Albrecht Durer's Renaissance: Humanism, Reformation, and the Art of Faith.
Cook, William R.
Albrecht Durer's Renaissance: Humanism, Reformation, and the Art of Faith. By David Hotchkiss Price. Studies in Medieval and Early Modern Civilization. Ann Arbor: University of Michigan Press, 2003. xiii + 337 pp. $67.50 cloth.
Price's study of Albrecht Durer (d.1528) is an unusually fine book. Its title is descriptive of the author's project--to examine Durer's art from the perspective of the interplay of Renaissance humanism, both Italian and northern, strains of late medieval piety, and especially the development of Reformation Christianity.
Although Price generally follows a chronological presentation of Durer's oeuvre, this is hardly an overview or a narrative of the career of the great artist from Nuremberg. After all, as the bibliography makes clear, Durer and his art are much written about. What makes this book so illuminating is that the author appears equally at home discussing artistic style, Renaissance philosophy, a wide range of theological issues, and historical developments. With such a large bag of tools, Price is able to provide new insights into specific works and to view the career of Durer generally in ways that instruct even those who have devoted their lives to the study of Durer.
Price understands the importance of historical circumstances, but he is properly rather sparse in narrating Durer's biography, especially his trips to Italy. Similarly, Price does not embed his concerns in a detailed history of Nuremberg, although he presents the salient details.
Price begins with some stimulating observations about Durer's illustrations of the Apocalypse, the famous Melencholia I, and other early works. His most important contribution to our understanding of the early Durer comes in his stress on the importance of the textual settings of many of the artist's images, accompanied by important photographs. Failure to take the texts seriously, he argues, has led to, "an uncritical endorsement of the opinion that Durer's poetry has little artistic significance" (110).
One of Price's most important chapters concerns Durer and the Jews. With just the right amount of historical context, he offers new insights into an old problem. Again, he makes use of Durer's writings as well as his images and provides a broad and convincing portrayal of Durer's perception of the Jews.
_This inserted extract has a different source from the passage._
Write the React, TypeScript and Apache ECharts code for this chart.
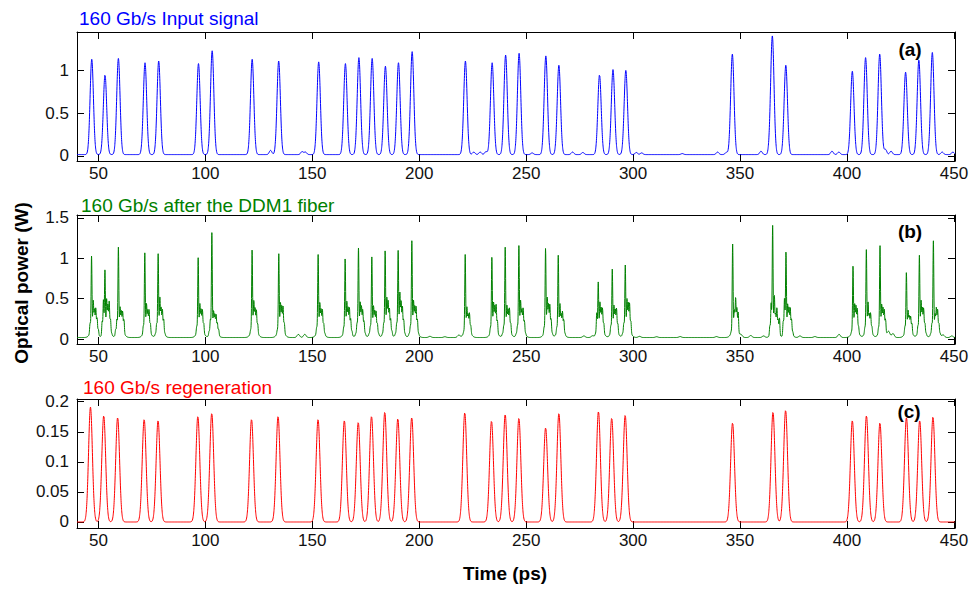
import React, { useEffect, useRef } from "react";
import * as echarts from "echarts";

// ---------- axis ticks ----------
const timeTicks = [50, 100, 150, 200, 250, 300, 350, 400, 450];
const inputTicks = [0, 0.5, 1];
const fiberTicks = [0, 0.5, 1, 1.5];
const regenTicks = [0, 0.05, 0.1, 0.15, 0.2];

// ---------- (a) input signal: pulse centres (ps) and peaks (W) ----------
const inputPulseTimes = [46.9, 53.1, 59.35, 71.8, 78.2, 96.8, 103.2, 121.9, 134.3, 153.0,
  165.5, 171.8, 178.0, 184.2, 190.3, 196.7, 221.6, 234.1, 240.4, 246.7, 259.2, 265.3, 284.3, 290.6, 296.6,
  346.4, 365.1, 371.4, 402.5, 408.7, 415.3, 427.4, 433.6, 439.9];
const inputPulsePeaks = [1.13, 0.95, 1.14, 1.09, 1.11, 1.08, 1.23, 1.13, 1.11, 1.10,
  1.08, 1.15, 1.14, 1.05, 1.09, 1.22, 1.11, 1.09, 1.18, 1.20, 1.17, 1.06, 0.95, 1.01, 1.00,
  1.19, 1.40, 1.06, 0.99, 1.15, 1.19, 0.98, 1.12, 1.21];
const inputFloor = 0.015;
const inputRipples: [number, number][] = [[130.5, 0.05], [145.2, 0.035], [146.8, 0.03], [225.5, 0.03],
  [228.5, 0.03], [231.2, 0.035], [252.8, 0.02], [271.7, 0.03], [276.5, 0.025], [301.5, 0.025], [304, 0.02],
  [323, 0.012], [339.5, 0.03], [343.6, 0.025], [359.8, 0.04], [363.8, 0.04], [393, 0.04], [396.2, 0.03],
  [418, 0.06], [420.6, 0.04], [444.5, 0.03], [449.5, 0.03]];

// ---------- (b) after DDM1 fiber ----------
const fiberPulseTimes = [46.8, 53.06, 59.35, 71.7, 77.94, 96.65, 103.05, 121.87, 134.34, 152.74,
  165.37, 171.6, 177.84, 184.07, 190.15, 196.55, 221.5, 233.97, 240.2, 246.6, 259.07, 265.0, 283.7, 290.26, 296.34,
  346.54, 365.24, 371.48, 402.82, 409.05, 415.44, 427.77, 433.85, 440.39];
const fiberPulsePeaks = [1.05, 0.88, 1.16, 1.09, 1.08, 1.03, 1.34, 1.13, 1.08, 1.07,
  1.02, 1.15, 1.04, 1.12, 1.12, 1.24, 1.07, 1.04, 1.16, 1.18, 1.15, 1.06, 0.73, 0.89, 0.94,
  1.20, 1.43, 1.11, 0.93, 1.13, 1.18, 0.85, 1.06, 1.24];
// secondary spikes around each pulse: offsets (ps) and heights (W)
const fiberSubOffsets = [-1.3, -0.7, 0.8, 1.4, 2.0, 2.6, 3.2];
const fiberSubPeaks = [
  [0.12, 0.25, 0.46, 0.36, 0.40, 0.32, 0.20],
  [0.30, 0.54, 0.48, 0.42, 0.48, 0.30, 0.15],
  [0.20, 0.30, 0.38, 0.34, 0.36, 0.30, 0.13],
  [0.12, 0.22, 0.42, 0.35, 0.38, 0.25, 0.12],
  [0.15, 0.25, 0.50, 0.38, 0.38, 0.30, 0.15],
  [0.12, 0.21, 0.42, 0.36, 0.38, 0.25, 0.12],
  [0.18, 0.30, 0.34, 0.30, 0.32, 0.25, 0.20],
  [0.10, 0.17, 0.46, 0.38, 0.38, 0.25, 0.12],
  [0.10, 0.17, 0.44, 0.40, 0.42, 0.25, 0.12],
  [0.10, 0.20, 0.44, 0.36, 0.38, 0.25, 0.15],
  [0.10, 0.20, 0.45, 0.38, 0.40, 0.30, 0.18],
  [0.15, 0.25, 0.44, 0.40, 0.38, 0.28, 0.15],
  [0.15, 0.22, 0.40, 0.34, 0.36, 0.25, 0.15],
  [0.15, 0.25, 0.50, 0.46, 0.40, 0.30, 0.18],
  [0.15, 0.25, 0.56, 0.46, 0.42, 0.30, 0.15],
  [0.15, 0.22, 0.46, 0.40, 0.42, 0.30, 0.15],
  [0.08, 0.15, 0.38, 0.30, 0.34, 0.22, 0.10],
  [0.12, 0.20, 0.44, 0.40, 0.44, 0.28, 0.12],
  [0.15, 0.22, 0.40, 0.36, 0.40, 0.25, 0.12],
  [0.15, 0.22, 0.46, 0.36, 0.40, 0.28, 0.15],
  [0.10, 0.20, 0.50, 0.42, 0.44, 0.30, 0.15],
  [0.12, 0.20, 0.42, 0.30, 0.36, 0.30, 0.15],
  [0.15, 0.38, 0.44, 0.38, 0.40, 0.25, 0.12],
  [0.12, 0.22, 0.40, 0.36, 0.40, 0.25, 0.12],
  [0.15, 0.25, 0.48, 0.44, 0.46, 0.28, 0.12],
  [0.08, 0.15, 0.35, 0.50, 0.40, 0.38, 0.13],
  [0.25, 0.50, 0.52, 0.30, 0.40, 0.30, 0.34],
  [0.30, 0.56, 0.42, 0.38, 0.40, 0.30, 0.17],
  [0.08, 0.15, 0.42, 0.40, 0.40, 0.21, 0.10],
  [0.12, 0.20, 0.44, 0.30, 0.34, 0.21, 0.10],
  [0.12, 0.20, 0.42, 0.38, 0.38, 0.30, 0.13],
  [0.12, 0.21, 0.34, 0.28, 0.30, 0.25, 0.10],
  [0.12, 0.22, 0.46, 0.38, 0.40, 0.25, 0.15],
  [0.15, 0.25, 0.30, 0.38, 0.38, 0.25, 0.15],
];
const fiberFloor = 0.02;
const fiberRipples: [number, number][] = [[143.5, 0.04], [146.5, 0.04], [205, 0.015], [212, 0.01],
  [218.5, 0.03], [277, 0.02], [281, 0.02], [303, 0.015], [311, 0.01], [322, 0.012], [339, 0.012],
  [350.5, 0.03], [355, 0.025], [361, 0.02], [378, 0.02], [385, 0.012], [396.3, 0.04], [419.5, 0.07],
  [421.5, 0.05], [445, 0.03], [449, 0.02]];

// ---------- (c) regeneration ----------
const regenPulseTimes = [46.3, 52.5, 59.0, 71.4, 77.9, 96.5, 103.0, 121.6, 134.0, 152.7,
  165.0, 171.5, 177.7, 183.9, 190.0, 196.5, 221.3, 233.8, 240.2, 246.6, 259.1, 265.3, 283.8, 290.0, 296.3,
  346.5, 365.4, 371.3, 402.5, 409.1, 415.4, 427.8, 434.0, 440.2];
const regenPulsePeaks = [0.191, 0.177, 0.174, 0.171, 0.169, 0.176, 0.181, 0.171, 0.176, 0.171,
  0.169, 0.166, 0.176, 0.183, 0.172, 0.174, 0.182, 0.168, 0.179, 0.173, 0.157, 0.181, 0.184, 0.173, 0.178,
  0.165, 0.183, 0.186, 0.169, 0.177, 0.165, 0.174, 0.169, 0.175];

const T_MIN = 40;
const T_MAX = 450.5;
const DT = 0.05;
const FONT = "'Liberation Sans', Arial, Helvetica, sans-serif";

type Comp = { c: number; h: number; s: number };

function buildSignal(floor: number, comps: Comp[]): [number, number][] {
  const out: [number, number][] = [];
  const n = Math.round((T_MAX - T_MIN) / DT);
  for (let i = 0; i <= n; i++) {
    const t = T_MIN + i * DT;
    let y = floor;
    for (const k of comps) {
      const d = (t - k.c) / k.s;
      if (d > 6 || d < -6) continue;
      y += k.h * Math.exp(-0.5 * d * d);
    }
    out.push([Math.round(t * 100) / 100, Math.round(y * 10000) / 10000]);
  }
  return out;
}

function inputSignal() {
  const comps: Comp[] = [];
  inputPulseTimes.forEach((c, i) => comps.push({ c, h: inputPulsePeaks[i] - inputFloor, s: 0.78 }));
  inputRipples.forEach(([c, h]) => comps.push({ c, h, s: 0.6 }));
  return buildSignal(inputFloor, comps);
}

function fiberSignal() {
  const comps: Comp[] = [];
  fiberPulseTimes.forEach((c, i) => {
    comps.push({ c: c + 1.0, h: 0.13, s: 1.3 });
    comps.push({ c, h: Math.max(0, fiberPulsePeaks[i] - 0.14), s: 0.2 });
    fiberSubOffsets.forEach((o, j) => {
      comps.push({ c: c + o, h: Math.max(0, fiberSubPeaks[i][j] - 0.13), s: 0.2 });
    });
  });
  fiberRipples.forEach(([c, h]) => comps.push({ c, h, s: 0.6 }));
  return buildSignal(fiberFloor, comps);
}

function regenSignal() {
  const comps: Comp[] = [];
  regenPulseTimes.forEach((c, i) => comps.push({ c, h: regenPulsePeaks[i], s: 0.9 }));
  return buildSignal(0, comps);
}

const GRID_LEFT = 77;
const GRID_WIDTH = 878;
const GRID_HEIGHT = 129;
const GRID_TOPS = [32, 215, 399];

function xAxesFor(g: number) {
  const line = { show: true, onZero: false, lineStyle: { color: "#000", width: 1 } };
  const tick = { show: true, inside: true, length: 7, customValues: timeTicks, lineStyle: { color: "#000", width: 1 } };
  return [
    {
      type: "value", gridIndex: g, position: "bottom", min: T_MIN, max: T_MAX,
      axisLine: line, axisTick: tick,
      axisLabel: { show: true, customValues: timeTicks, margin: 4, fontSize: 17, color: "#111", fontFamily: FONT },
      splitLine: { show: false },
    },
    {
      type: "value", gridIndex: g, position: "top", min: T_MIN, max: T_MAX,
      axisLine: line, axisTick: tick, axisLabel: { show: false }, splitLine: { show: false },
    },
  ];
}

function yAxesFor(g: number, min: number, max: number, ticks: number[]) {
  const line = { show: true, onZero: false, lineStyle: { color: "#000", width: 1 } };
  const tick = { show: true, inside: true, length: 7, customValues: ticks, lineStyle: { color: "#000", width: 1 } };
  return [
    {
      type: "value", gridIndex: g, position: "left", min, max,
      axisLine: line, axisTick: tick,
      axisLabel: { show: true, customValues: ticks, margin: 8, fontSize: 17, color: "#111", fontFamily: FONT },
      splitLine: { show: false },
    },
    {
      type: "value", gridIndex: g, position: "right", min, max,
      axisLine: line, axisTick: tick, axisLabel: { show: false }, splitLine: { show: false },
    },
  ];
}

export default function App() {
  const ref = useRef<HTMLDivElement>(null);
  useEffect(() => {
    if (!ref.current) return;
    const chart = echarts.init(ref.current, null, { renderer: "svg" });
    const lineSeries = (g: number, data: [number, number][], color: string) => ({
      type: "line", xAxisIndex: 2 * g, yAxisIndex: 2 * g, data, showSymbol: false, symbol: "none",
      lineStyle: { color, width: 1 }, silent: true, clip: true,
    });
    const panelTitle = (text: string, x: number, y: number, color: string) => ({
      type: "text", x, y, silent: true,
      style: { text, fill: color, fontSize: 19, fontFamily: FONT, textAlign: "left", textVerticalAlign: "middle" },
    });
    const panelTag = (text: string, x: number, y: number) => ({
      type: "text", x, y, silent: true,
      style: { text, fill: "#000", fontSize: 19, fontWeight: "bold", fontFamily: FONT, textAlign: "center", textVerticalAlign: "middle" },
    });
    chart.setOption({
      animation: false,
      backgroundColor: "#fff",
      grid: GRID_TOPS.map((top) => ({ left: GRID_LEFT, top, width: GRID_WIDTH, height: GRID_HEIGHT, containLabel: false, outerBoundsMode: "none" })),
      xAxis: [...xAxesFor(0), ...xAxesFor(1), ...xAxesFor(2)],
      yAxis: [
        ...yAxesFor(0, -0.06, 1.45, inputTicks),
        ...yAxesFor(1, -0.06, 1.535, fiberTicks),
        ...yAxesFor(2, -0.01, 0.2045, regenTicks),
      ],
      series: [
        lineSeries(0, inputSignal(), "#0000ff"),
        lineSeries(1, fiberSignal(), "#008000"),
        lineSeries(2, regenSignal(), "#ff0000"),
      ],
      graphic: [
        panelTitle("160 Gb/s Input signal", 79, 18.5, "#0000ff"),
        panelTitle("160 Gb/s after the DDM1 fiber", 81, 205.7, "#008000"),
        panelTitle("160 Gb/s regeneration", 83, 387.5, "#ff0000"),
        panelTag("(a)", 910, 49.5),
        panelTag("(b)", 910, 231),
        panelTag("(c)", 909, 411),
        {
          type: "text", x: 21, y: 283, rotation: Math.PI / 2, silent: true,
          style: { text: "Optical power (W)", fill: "#000", fontSize: 19, fontWeight: "bold", fontFamily: FONT, textAlign: "center", textVerticalAlign: "middle" },
        },
        {
          type: "text", x: 505, y: 573, silent: true,
          style: { text: "Time (ps)", fill: "#000", fontSize: 19, fontWeight: "bold", fontFamily: FONT, textAlign: "center", textVerticalAlign: "middle" },
        },
      ],
    });
    return () => chart.dispose();
  }, []);
  return (
    <div
      ref={ref}
      style={{ position: "fixed", left: 0, top: 0, width: 972, height: 590, background: "#fff" }}
    />
  );
}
Price points out that the focus of Renaissance humanists on the study of Hebrew led to no greater respect for or acceptance of Jews. Price is forthright in dealing with this difficult subject, concluding that although Durer contributed nothing new to the anti-Semitism of his time and place, he accepted what he found.
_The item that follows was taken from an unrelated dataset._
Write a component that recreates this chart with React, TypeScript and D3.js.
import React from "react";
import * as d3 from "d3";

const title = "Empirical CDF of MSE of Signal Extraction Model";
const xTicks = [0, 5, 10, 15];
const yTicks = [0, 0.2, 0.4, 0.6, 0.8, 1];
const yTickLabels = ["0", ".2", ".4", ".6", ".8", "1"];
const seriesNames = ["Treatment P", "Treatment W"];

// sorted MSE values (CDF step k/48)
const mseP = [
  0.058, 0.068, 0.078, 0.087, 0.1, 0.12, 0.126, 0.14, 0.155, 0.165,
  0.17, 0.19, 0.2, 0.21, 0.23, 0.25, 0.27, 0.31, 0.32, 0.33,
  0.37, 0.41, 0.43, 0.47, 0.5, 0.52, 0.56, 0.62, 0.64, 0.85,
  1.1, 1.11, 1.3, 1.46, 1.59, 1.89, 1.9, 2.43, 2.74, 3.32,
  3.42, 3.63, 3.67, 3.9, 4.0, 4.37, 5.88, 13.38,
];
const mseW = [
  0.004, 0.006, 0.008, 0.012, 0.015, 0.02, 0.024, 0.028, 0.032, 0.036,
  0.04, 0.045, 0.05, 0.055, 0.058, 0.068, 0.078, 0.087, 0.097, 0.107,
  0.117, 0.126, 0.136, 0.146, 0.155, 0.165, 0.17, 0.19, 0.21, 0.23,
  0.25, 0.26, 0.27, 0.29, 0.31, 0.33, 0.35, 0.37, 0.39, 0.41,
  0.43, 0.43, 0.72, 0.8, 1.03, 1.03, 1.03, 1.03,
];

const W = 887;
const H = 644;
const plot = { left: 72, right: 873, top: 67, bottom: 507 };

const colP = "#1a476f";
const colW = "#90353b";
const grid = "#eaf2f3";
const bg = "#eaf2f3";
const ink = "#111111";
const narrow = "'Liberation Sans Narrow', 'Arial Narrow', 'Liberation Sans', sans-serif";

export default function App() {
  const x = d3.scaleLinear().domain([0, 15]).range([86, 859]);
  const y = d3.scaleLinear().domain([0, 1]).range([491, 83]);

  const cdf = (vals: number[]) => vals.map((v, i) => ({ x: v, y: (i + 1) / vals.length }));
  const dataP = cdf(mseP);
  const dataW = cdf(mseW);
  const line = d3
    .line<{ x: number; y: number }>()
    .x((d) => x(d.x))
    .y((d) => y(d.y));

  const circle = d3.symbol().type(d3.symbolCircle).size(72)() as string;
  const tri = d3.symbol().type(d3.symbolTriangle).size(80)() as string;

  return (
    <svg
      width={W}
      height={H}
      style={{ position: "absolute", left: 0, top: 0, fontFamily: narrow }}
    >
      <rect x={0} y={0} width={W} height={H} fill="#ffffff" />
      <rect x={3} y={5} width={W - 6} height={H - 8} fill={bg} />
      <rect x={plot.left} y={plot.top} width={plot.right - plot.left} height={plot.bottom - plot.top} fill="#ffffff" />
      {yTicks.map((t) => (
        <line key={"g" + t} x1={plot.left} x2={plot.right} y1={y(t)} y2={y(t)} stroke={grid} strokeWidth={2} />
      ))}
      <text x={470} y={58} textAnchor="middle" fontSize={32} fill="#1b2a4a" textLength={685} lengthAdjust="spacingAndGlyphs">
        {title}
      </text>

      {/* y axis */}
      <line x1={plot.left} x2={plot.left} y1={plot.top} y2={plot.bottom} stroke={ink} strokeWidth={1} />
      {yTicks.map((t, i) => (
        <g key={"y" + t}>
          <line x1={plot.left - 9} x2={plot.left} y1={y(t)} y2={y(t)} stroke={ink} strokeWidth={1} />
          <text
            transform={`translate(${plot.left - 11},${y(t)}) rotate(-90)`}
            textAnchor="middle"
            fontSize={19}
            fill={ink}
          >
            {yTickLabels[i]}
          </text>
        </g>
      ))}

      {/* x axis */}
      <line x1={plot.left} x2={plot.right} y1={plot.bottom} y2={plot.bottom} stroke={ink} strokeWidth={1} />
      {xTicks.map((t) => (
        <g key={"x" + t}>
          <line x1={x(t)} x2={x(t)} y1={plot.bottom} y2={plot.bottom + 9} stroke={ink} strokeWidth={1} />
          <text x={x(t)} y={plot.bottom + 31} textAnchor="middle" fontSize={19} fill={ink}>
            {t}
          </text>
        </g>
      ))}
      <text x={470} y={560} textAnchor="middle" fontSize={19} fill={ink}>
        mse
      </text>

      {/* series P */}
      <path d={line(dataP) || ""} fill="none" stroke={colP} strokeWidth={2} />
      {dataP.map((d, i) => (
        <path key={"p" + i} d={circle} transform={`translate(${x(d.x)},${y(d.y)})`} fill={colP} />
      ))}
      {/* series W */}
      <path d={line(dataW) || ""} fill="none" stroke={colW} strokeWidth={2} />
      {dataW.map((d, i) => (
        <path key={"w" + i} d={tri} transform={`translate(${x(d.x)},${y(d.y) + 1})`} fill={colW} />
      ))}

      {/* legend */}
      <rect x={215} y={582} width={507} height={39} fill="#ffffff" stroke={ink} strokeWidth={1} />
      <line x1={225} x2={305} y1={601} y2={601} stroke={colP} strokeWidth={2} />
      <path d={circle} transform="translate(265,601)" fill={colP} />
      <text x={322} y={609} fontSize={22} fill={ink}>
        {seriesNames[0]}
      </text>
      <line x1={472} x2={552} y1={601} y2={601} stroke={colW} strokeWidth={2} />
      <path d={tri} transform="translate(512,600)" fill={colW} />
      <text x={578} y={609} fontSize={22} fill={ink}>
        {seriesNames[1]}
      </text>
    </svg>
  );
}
Price devotes an entire chapter (chap.7) to the examination of a series of images of St. Jerome that Durer produced throughout his career. This is a window for Price to look at the artist's understanding of and his take on humanism in the late fifteenth and early sixteenth centuries. By providing careful iconographic analysis of this collection of images, Price is able to provide interesting insights into Dieter's thoughts on Renaissance philology and more generally scholarship and its relationship to penance and asceticism. This is one of Price's most innovative chapters.
The last major issue Price addresses is Durer as a Lutheran. He points to pieces of evidence that have led scholars to a range of conclusions about Durer's relationship to the reform in Wittenberg. Price believes that Durer was indeed a Lutheran. However, that does not settle the matter. As Price himself points out, it is important to know what he would have meant by the term and also that it would be valuable to know "what within the evangelical movement mattered to him" (227). Price then goes on to look at images that allow us some insight into these matters.
In chapter 9, Price focuses on two late works of Durer that contain clear Lutheran elements. The more obvious is the painting of the four apostles, in which the book John is holding contains Luther's translation of the beginning of his Gospel. The base (at one time separated from the images) contains other passages from Luther's New Testament. The other is a 1523 drawing of the Last Supper; here Price demonstrates that the unusual iconography can be traced to the preface to Luther's New Testament.
Throughout the book, Price has woven the importance of Philip Melanchthon into his study of Durer, and his concluding chapter begins with Melanchthon's 1526 speech in Nuremberg for the dedication of a new humanist academy. It was for this event that Durer created his famous engraved portrait of Melanchthon. Price assumes plausibly that Durer attended this speech and sees it, with its humanist emphasis and no direct references to Luther, as a statement with which Durer must have felt great kinship.
My only criticism of the book is that many important images the author discusses, including some that receive important iconographic analysis, are not reproduced in the book. On the other hand, each of the works presented in the six full-page color photographs is also reproduced in full-page black-and-white photos in other parts of the text. Without this duplication, it would have been possible to add other images without expanding the book. Also, as often happens, the reader is required to do a lot of flipping back and forth when reading in order to look at images while reading Price's analysis of them.
Despite layout problems, this is a book not to be missed. The expectations for the book were high because of the high praise from Jaroslav Pelikan on the back cover. As usual, Pelikan got it right.